Of course, these are just the first stirrings of change, and it would be unwise to welcome Burma into the brotherhood of democracies just yet. Over 1,600 political prisoners, including many journalists, remain incarcerated, and the government has unresolved conflicts with Karen and Kachin minority groups. Given the way the government brutally suppressed an uprising of monks in 2007, it would be naive to think such violence lies safely in the past.
But President Thein Sein seems earnest in his desire to reform Burma. He has travelled around Southeast Asia more than most of his fellow Generals, and probably has a clear picture of just how far Burma lags behind its neighbors. While it’s surely fun to have absolute power, it’s probably less fun if you’re ruling a poor and backwards country. The opaque government is believed to be sharply divided, with hardliners eager to undermine any attempt at change. Garnering small prizes like a visit from Secretary Clinton is likely to solidify the position of reformers and encourage more genuine progress. U.S. economic sanctions remain in place, as they should, and Burma’s small steps toward democratic governance should be met equally with gestures such as those announced last week.

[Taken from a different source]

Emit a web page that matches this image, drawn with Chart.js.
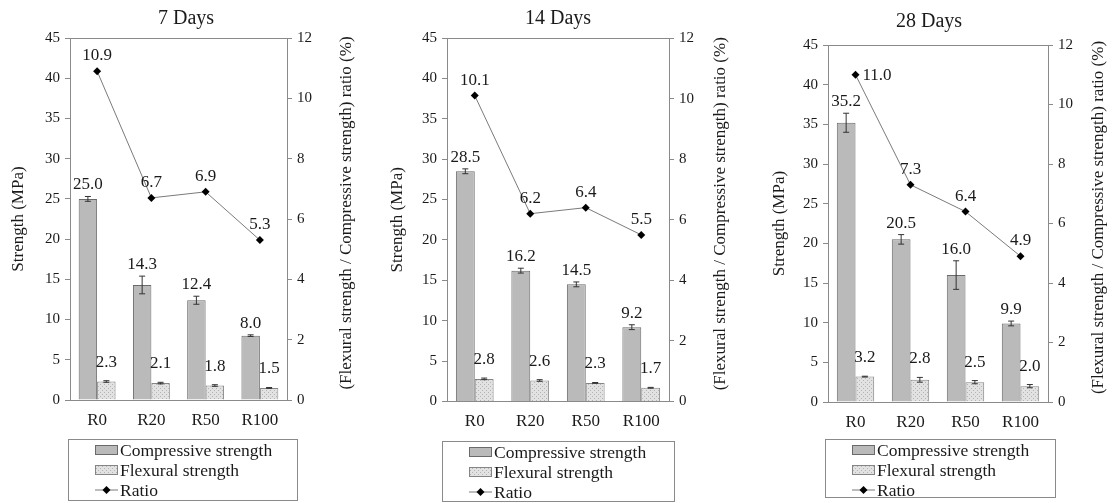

Of course, the U.S. has a strategic reason for promoting a more democratic Burma: seeking another ally to counterbalance growing Chinese power in the region. The major story of President Obama’s appearance at the ASEAN Summit was how explicitly he delineated what has long been tacitly understood as the goal of U.S. policy in the region: just as China desires a “string of pearls“– military bases and diplomatic alliances around the Indian Ocean– the U.S. seeks strong bilateral relationships with the states surrounding China. In a recent FT op-ed National Security Advisor Tom Donilon made clear the “return” of the U.S. to Asia, forecasting “an intensified American role in this vital region.”

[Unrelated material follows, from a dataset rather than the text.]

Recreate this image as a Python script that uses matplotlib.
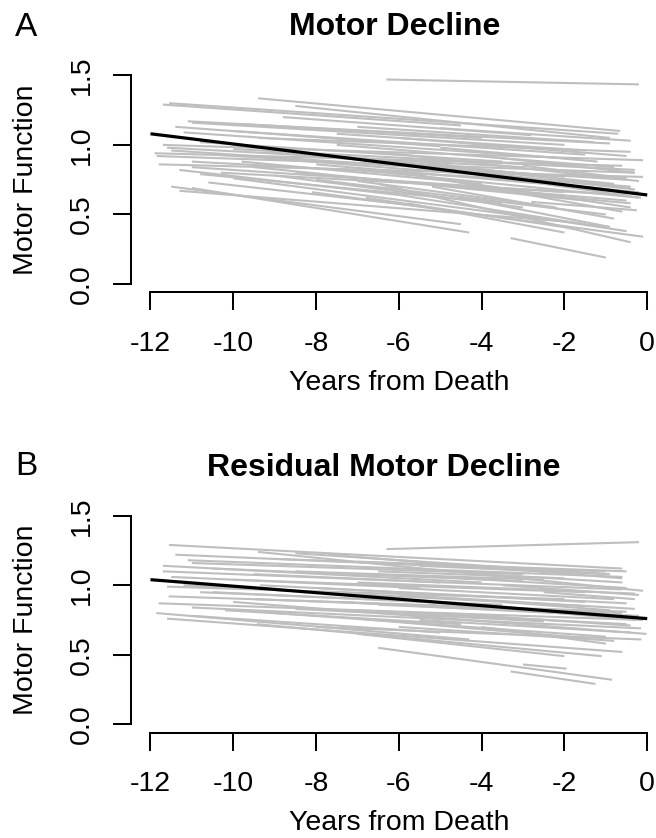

At the Summit, President Obama waded into a long-standing dispute over the sea lanes and resources of the South China Sea, heading a group of ASEAN leaders in confronting Premier Wen Jiabao over China’s sweeping and aggressive claim to the entire sea. While President Obama didn’t take an explicit position in the dispute, Secretary Clinton, in a visit to Manila, recently referred to it as the “West Philippine Sea,” which has delighted the media and government here. Premier Wen seemed surprised and somewhat unnerved, and Xinhua, the Chinese state-controlled media has fired back with headlines like “South China Sea matters not a whit to Philippines, U.S.”

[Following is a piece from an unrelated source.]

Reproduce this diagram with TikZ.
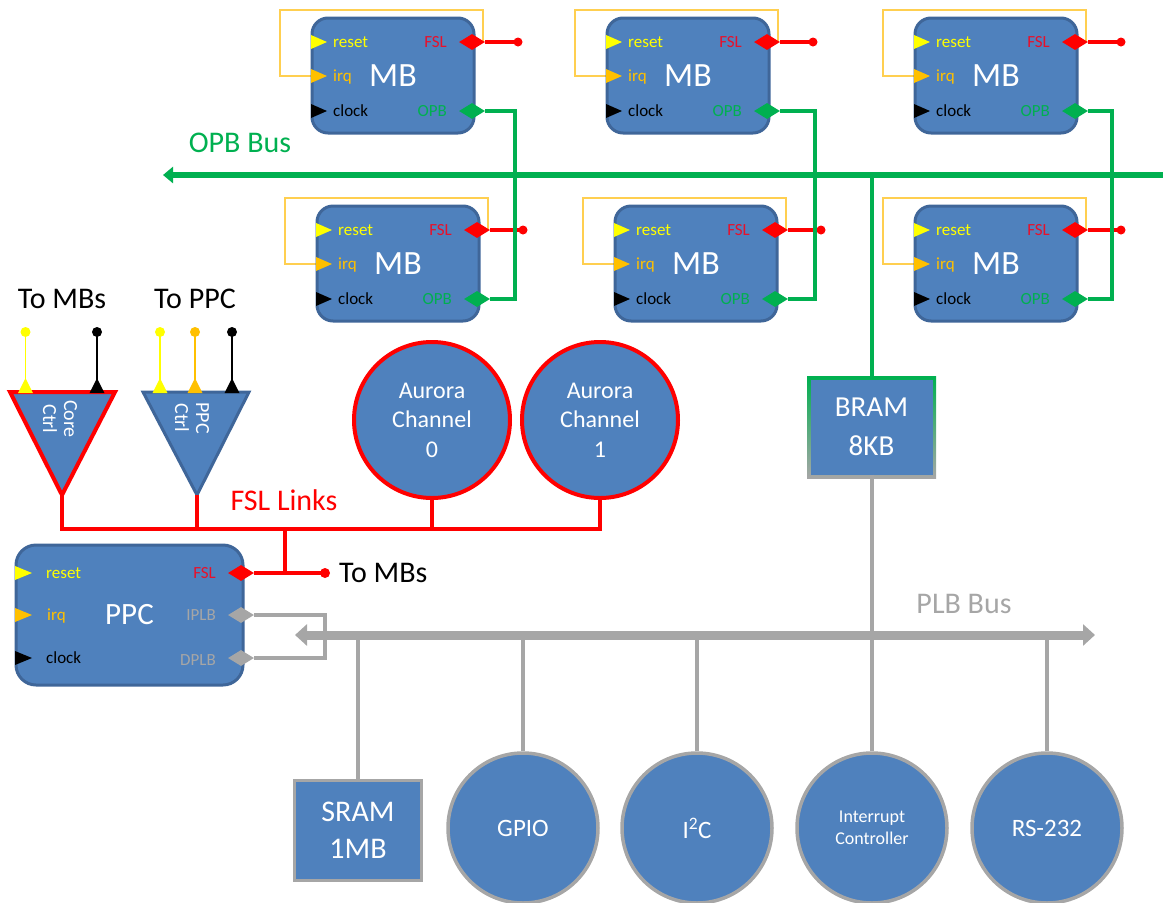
\documentclass[tikz,border=0pt]{standalone}
\usepackage{fontspec}
\setmainfont{Carlito}
\usetikzlibrary{shapes.geometric,arrows.meta}
\definecolor{boxblue}{HTML}{4F81BD}
\definecolor{boxedge}{HTML}{3F6699}
\definecolor{opbgreen}{HTML}{00B050}
\definecolor{fslred}{HTML}{FF0000}
\definecolor{fsltxt}{HTML}{E8102A}
\definecolor{plbgray}{HTML}{A6A6A6}
\definecolor{loopc}{HTML}{FFCF50}
\definecolor{irqc}{HTML}{FFC000}
\definecolor{rstc}{HTML}{FFFF00}
\tikzset{
 mbbox/.style={draw=boxedge, line width=3pt, fill=boxblue, rounded corners=16pt, minimum width=162pt, minimum height=115pt, text=white, font=\fontsize{34}{34}\selectfont, inner sep=0pt},
 ppcbox/.style={mbbox, rounded corners=20pt, minimum width=227pt, minimum height=140pt, font=\fontsize{31}{31}\selectfont},
 plbl/.style={font=\fontsize{17}{17}\selectfont, inner sep=0pt, anchor=base west},
 prlbl/.style={font=\fontsize{17}{17}\selectfont, inner sep=0pt, anchor=base east},
 dia/.style={diamond, aspect=1.6, minimum width=26pt, minimum height=16pt, inner sep=0pt},
 fsldia/.style={dia, fill=fslred},
 opbdia/.style={dia, fill=opbgreen},
 plbdia/.style={dia, fill=plbgray},
 loopline/.style={draw=loopc, line width=1.6pt},
 fslwire/.style={draw=fslred, line width=4pt},
 opbwire/.style={draw=opbgreen, line width=4pt},
 plbwire/.style={draw=plbgray, line width=4pt},
 opbbus/.style={draw=opbgreen, line width=6pt, arrows={Triangle[length=10pt,width=16pt]-Triangle[length=10pt,width=16pt]}},
 plbbus/.style={draw=plbgray, line width=9pt, arrows={Triangle[length=12pt,width=21pt]-Triangle[length=12pt,width=21pt]}},
 buslbl/.style={font=\fontsize{30}{30}\selectfont, inner sep=0pt},
 aurora/.style={circle, draw=fslred, line width=4pt, fill=boxblue, minimum size=156pt, inner sep=0pt, text=white, align=center, font=\fontsize{24}{29.5}\selectfont},
 pcirc/.style={circle, draw=plbgray, line width=3.5pt, fill=boxblue, minimum size=150pt, inner sep=0pt, text=white, align=center, font=\fontsize{25}{30}\selectfont},
 prect/.style={rectangle, draw=plbgray, line width=3.5pt, fill=boxblue, minimum width=127pt, minimum height=100pt, inner sep=0pt, text=white, align=center, font=\fontsize{30}{37}\selectfont},
 bramnode/.style={rectangle, fill=boxblue, minimum width=122pt, minimum height=95pt, inner sep=0pt, text=white, align=center, font=\fontsize{29}{39}\selectfont},
 ctrllbl/.style={rotate=-90, inner sep=0pt, text=white, align=center, font=\fontsize{20}{21}\selectfont},
 sigwire/.style={line width=1.5pt},
}
\newcommand{\mbunit}[3]{%
\begin{scope}[shift={(#2,#3)}]
 \coordinate (#1-lpa) at (-1,58);
 \coordinate (#1-lpb) at (-32,-8);
 \coordinate (#1-lpc) at (171,24);
 \draw[loopline] (#1-lpa) -| (#1-lpb) -| (#1-lpc);
 \node[mbbox] (#1) at (81,57.5) {MB};
 \fill[rstc] (-1,17) -- (15,24) -- (-1,31) -- cycle;
 \fill[irqc] (-1,51) -- (15,58) -- (-1,65) -- cycle;
 \fill[black] (-1,86) -- (15,93) -- (-1,100) -- cycle;
 \node[plbl, text=rstc] (#1-rst) at (21,29) {reset};
 \node[plbl, text=irqc] (#1-irq) at (21,63) {irq};
 \node[plbl, text=black] (#1-clk) at (21,98) {clock};
 \node[prlbl, text=fsltxt] (#1-fsll) at (135,29) {FSL};
 \node[prlbl, text=opbgreen] (#1-opbl) at (135,98) {OPB};
 \node[fsldia] (#1-fsl) at (160,24) {};
 \node[opbdia] (#1-opb) at (160,93) {};
 \coordinate (#1-end) at (206,24);
 \draw[fslwire] (#1-fsl.east) -- (#1-end);
 \fill[fslred] (#1-end) circle (4.5pt);
\end{scope}}
\begin{document}
\begin{tikzpicture}[x=1pt,y=-1pt]
\useasboundingbox (0,0) rectangle (1163,903);

% OPB bus
\coordinate (opbL) at (163,175);
\coordinate (opbR) at (1174,175);
\draw[opbbus] (opbL) -- (opbR);
\node[buslbl, text=opbgreen] (opblbl) at (240,143) {OPB Bus};

% MicroBlaze units
\mbunit{t1}{312}{18}
\mbunit{t2}{607}{18}
\mbunit{t3}{915}{18}
\mbunit{b1}{317}{206}
\mbunit{b2}{615}{206}
\mbunit{b3}{915}{206}

% OPB drops
\coordinate (d1) at (515,175);
\coordinate (d2) at (815,175);
\coordinate (d3) at (1112,175);
\draw[opbwire] (t1-opb.east) -| (d1) |- (b1-opb.east);
\draw[opbwire] (t2-opb.east) -| (d2) |- (b2-opb.east);
\draw[opbwire] (t3-opb.east) -| (d3) |- (b3-opb.east);

% BRAM
\shade[top color=opbgreen, bottom color=plbgray] (807,376.5) rectangle (936,478);
\node[bramnode] (bram) at (871.5,427) {BRAM\\8KB};
\coordinate (bramtap) at (872,175);
\draw[opbwire] (bramtap) -- (bram.north -| bramtap);

% Peripherals
\node[prect] (sram) at (358,830.5) {SRAM\\1MB};
\node[pcirc] (gpio) at (523,828) {GPIO};
\node[pcirc] (i2c) at (697,828) {I\textsuperscript{2}C};
\node[pcirc, font=\fontsize{18}{22}\selectfont] (intc) at (872,828) {Interrupt\\Controller};
\node[pcirc] (rs) at (1047,828) {RS-232};

\coordinate (plbL) at (295,635);
\coordinate (plbR) at (1095,635);
\draw[plbwire] (sram.north) -- (sram.north |- plbL);
\draw[plbwire] (gpio.north) -- (gpio.north |- plbL);
\draw[plbwire] (i2c.north) -- (i2c.north |- plbL);
\draw[plbwire] (rs.north) -- (rs.north |- plbL);
\draw[plbwire] (bram.south -| bramtap) -- (intc.north);

% PPC
\node[ppcbox] (ppc) at (129.5,615) {PPC};
\fill[rstc] (15,566) -- (32,573) -- (15,580) -- cycle;
\fill[irqc] (15,608) -- (32,615) -- (15,622) -- cycle;
\fill[black] (15,651) -- (32,658) -- (15,665) -- cycle;
\node[plbl, text=rstc] (ppc-rst) at (46,578) {reset};
\node[plbl, text=irqc] (ppc-irq) at (47,620) {irq};
\node[plbl, text=black] (ppc-clk) at (46,663) {clock};
\node[prlbl, text=fsltxt] (ppc-fsll) at (216,578) {FSL};
\node[prlbl, text=plbgray] (ppc-iplbl) at (216,620) {IPLB};
\node[prlbl, text=plbgray] (ppc-dplbl) at (216,665) {DPLB};
\node[fsldia] (ppc-fsl) at (241,573) {};
\node[plbdia] (ppc-iplb) at (241,615) {};
\node[plbdia] (ppc-dplb) at (241,658) {};
\coordinate (brk) at (325,636);
\draw[plbwire] (ppc-iplb.east) -| (brk) |- (ppc-dplb.east);
\draw[plbbus] (plbL) -- (plbR);
\node[buslbl, text=plbgray] (plblbl) at (964,604) {PLB Bus};

% FSL network
\node[aurora] (aur0) at (432,420) {Aurora\\Channel\\0};
\node[aurora] (aur1) at (600,420) {Aurora\\Channel\\1};

\coordinate (core-apex) at (62,495);
\coordinate (ppcc-apex) at (197,495);
\filldraw[fill=boxblue, draw=fslred, line width=4pt] (10,392) -- (115,392) -- (core-apex) -- cycle;
\filldraw[fill=boxblue, draw=boxedge, line width=3pt] (143,392) -- (249,392) -- (ppcc-apex) -- cycle;
\node[ctrllbl] (corelbl) at (60,419) {Core\\Ctrl};
\node[ctrllbl] (ppcclbl) at (192,418) {PPC\\Ctrl};

\coordinate (fslA) at (62,529);
\coordinate (fslE) at (600,529);
\draw[fslwire] (core-apex) -- (fslA) -- (fslE) -- (aur1.south);
\draw[fslwire] (ppcc-apex) -- (ppcc-apex |- fslA);
\draw[fslwire] (aur0.south) -- (aur0.south |- fslA);
\coordinate (fslJ) at (285,529);
\coordinate (ppcJ) at (285,573);
\coordinate (ppcend) at (325,573);
\draw[fslwire] (ppc-fsl.east) -- (ppcend);
\draw[fslwire] (ppcJ) -- (fslJ);
\fill[fslred] (ppcend) circle (5pt);
\node[buslbl, anchor=west] (tombs2) at (339,573) {To MBs};
\node[buslbl, text=fslred] (fsllbl) at (284,500) {FSL Links};

% control signal pins
\foreach \nm/\xx/\cc in {cr/25.5/rstc, ck/97/black, pr/160/rstc, pi/195/irqc, pk/232/black}{
  \coordinate (\nm-top) at (\xx,332);
  \coordinate (\nm-bot) at (\xx,384);
  \draw[sigwire, draw=\cc] (\nm-bot) -- (\nm-top);
  \fill[\cc] (\nm-top) circle (5pt);
  \fill[\cc] (\xx-7.5,393) -- (\xx,378) -- (\xx+7.5,393) -- cycle;
}
\node[buslbl] (tombs1) at (62,299) {To MBs};
\node[buslbl] (toppc) at (195,299) {To PPC};
\end{tikzpicture}
\end{document}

Since the arrival of the military junta in 1962, Burma has acted essentially as a Chinese vassal state, wholly dependent on its neighbor to the north for trade and investment. Among the more substantive changes of the recent months, however, President Thein Sein responded to a popular outcry against the construction of a dam, canceling the Chinese-led project and infuriating Beijing. While Burma and China are sure to remain closely allied, the recent tussle appears to signal Thein Sein’s discomfort at depending exclusively on this alliance. The U.S. has exploited this opening to gain some influence with Burma and balance against Chinese regional hegemony.
The events of the past months have been good progress in Burma, but swift regression is possible, and a Burma that recedes to total authoritarianism is a Burma that drops right back into China’s pocket. The U.S. is wise to meet their baby steps with baby steps, and continue to encourage reform, sluggish though it will surely be.